We had a power failure from the time I went to bed last night to 4pm this afternoon. It was so hot sleeping without the ceiling fan, but I suppose in the end it turned out quite well for me – in the morning Troy left me sleeping in and took the children and all the holiday washing over to his parents’ house. By the time I got up and ate breakfast and called them he was just putting the last load in to the washing machine.
They all came home for lunch though, and after lunch we went to the high school to collect the book and stationary orders for Nicholai and Emma. We figured while we were out we may as well get fully prepared for school, so after we had collected their stuff we went across the road to the shopping centre. Emma and Jericho both needed new school shoes and Jericho needed new sneakers, Emma also needed new bike shorts to wear under her school dresses and new socks and undies.

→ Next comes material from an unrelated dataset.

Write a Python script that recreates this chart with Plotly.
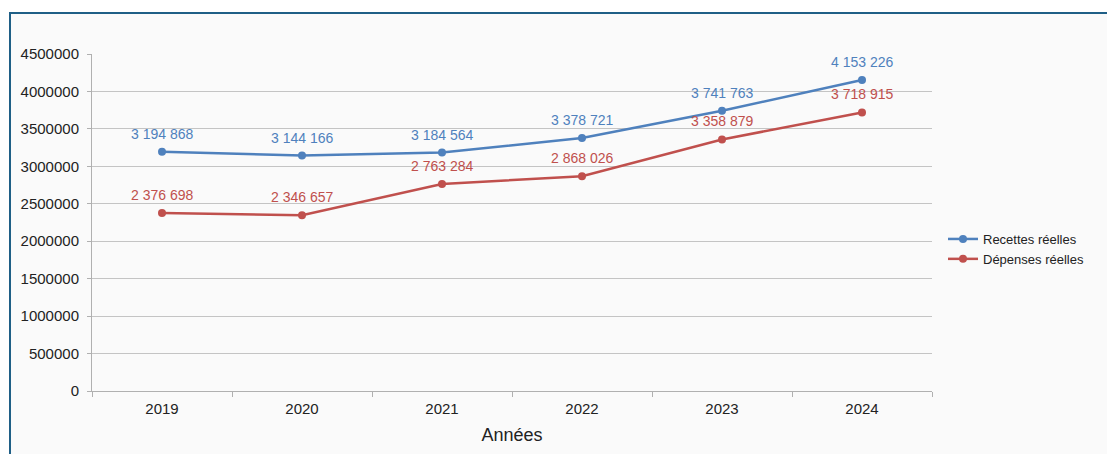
import plotly.graph_objects as go

years = ["2019", "2020", "2021", "2022", "2023", "2024"]
recettes = [3194868, 3144166, 3184564, 3378721, 3741763, 4153226]
depenses = [2376698, 2346657, 2763284, 2868026, 3358879, 3718915]

def fmt(v):
    return f"{v:,}".replace(",", " ")

W, H = 1107, 454
L, R, T, B = 92, 932, 54, 391

def px(x):
    return (x - L) / (R - L)

def py(y):
    return (B - y) / (B - T)

FONT = "Liberation Sans, Arial, sans-serif"
blue = "#4f81bd"
red = "#c0504d"

fig = go.Figure()
annots = []
for name, vals, col in [("Recettes réelles", recettes, blue), ("Dépenses réelles", depenses, red)]:
    fig.add_trace(go.Scatter(
        x=years, y=vals, name=name, mode="lines+markers",
        line=dict(color=col, width=2.5), marker=dict(color=col, size=8),
        cliponaxis=False,
    ))
    for i, v in enumerate(vals):
        annots.append(dict(x=i, y=v, xref="x", yref="y", text=fmt(v), showarrow=False,
                           yanchor="middle", yshift=18,
                           font=dict(color=col, size=14, family=FONT)))

fig.update_layout(
    width=W, height=H,
    margin=dict(l=L, r=W - R, t=T, b=H - B),
    paper_bgcolor="white",
    plot_bgcolor="rgba(0,0,0,0)",
    font=dict(family=FONT, color="#222222", size=15),
    showlegend=True,
    legend=dict(x=px(943), y=py(249), xanchor="left", yanchor="middle",
                font=dict(size=13, family=FONT, color="#222"),
                bgcolor="rgba(0,0,0,0)", tracegroupgap=2, itemwidth=30),
    annotations=annots,
    shapes=[dict(type="rect", xref="paper", yref="paper",
                 x0=px(10), x1=px(1120), y0=py(470), y1=py(13),
                 fillcolor="#fafafa", line=dict(color="#1f5f86", width=2),
                 layer="below")],
)
fig.update_xaxes(
    type="category", tickson="boundaries", ticks="outside", ticklen=5,
    tickcolor="#b0b0b0", showline=True, linecolor="#b0b0b0", linewidth=1,
    showgrid=False, range=[-0.5, 5.5], ticklabelstandoff=4,
    tickfont=dict(size=15, color="#222"),
    title=dict(text="Années", font=dict(size=18, color="#222"), standoff=12),
)
fig.update_yaxes(
    range=[0, 4500000], dtick=500000, tickformat="d",
    ticks="outside", ticklen=4, tickcolor="#b0b0b0",
    showline=True, linecolor="#b0b0b0", linewidth=1,
    showgrid=True, gridcolor="#c4c4c4", gridwidth=1,
    zeroline=False, ticklabelstandoff=5,
    tickfont=dict(size=15, color="#222"),
)

fig.write_html("out.html")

For the first time ever I had to buy her socks and undies in the women’s section…yikes she’s getting so big!
Jericho was at his most difficult and frustrating today. It’s like he just tries to make himself unhappy sometimes. Since Big W had all their stationary on back to school sale we bought him and Soren a pencil case each and some pencils and let them choose a pen, as well as buying a bunch of plain paper scrapbooks for them to draw on. This was just for home, the school provides what they need there, so you’d think it would have made him happy, right? No. He just gets so tangled up in knots about what he’s getting and what he might be missing out on that his anxiety just spirals out of control until he’s doing nothing but whining and hysterics threaten to erupt at any moment. I thought he might settle down a little once we got home, but he really didn’t – he just backs you into a corner of saying no to him (like, he’ll ask for things that he knows aren’t allowed) and then he throws a fit about how no one cares about him and life is all so miserable. It’s exhausting.
I don’t know. I really don’t think he’s enjoyed these school holidays. Even our weekend away, he got upset on the first day that we went to the beach and he was just kind of miserable on the sand until everyone else was ready to go. He and Nicholai are also continually tormenting each other, and that’s really wearing on everyone’s last nerve. Really, I know there’s nothing to be done and we just have to keep on going, but it’s frustrating to see him unhappy and know that he needn’t be.
We had a good drive back from Anglesea yesterday. We went out for breakfast again (a different place – so good!) and then spent the morning at the house, washing up the towels and linen we’d used and generally cleaning up. We left after lunch and were home mid-afternoon. I wish we’d been able to stay longer honestly, and it has completely reaffirmed my desire for a beach house (completely unrealistic goal, admittedly), but it’s also nice to be home. I’m glad to have the dog back, and I’m also glad to have my electric toothbrush back – I don’t take it away with me so I never feel like my teeth are really clean until I come back home.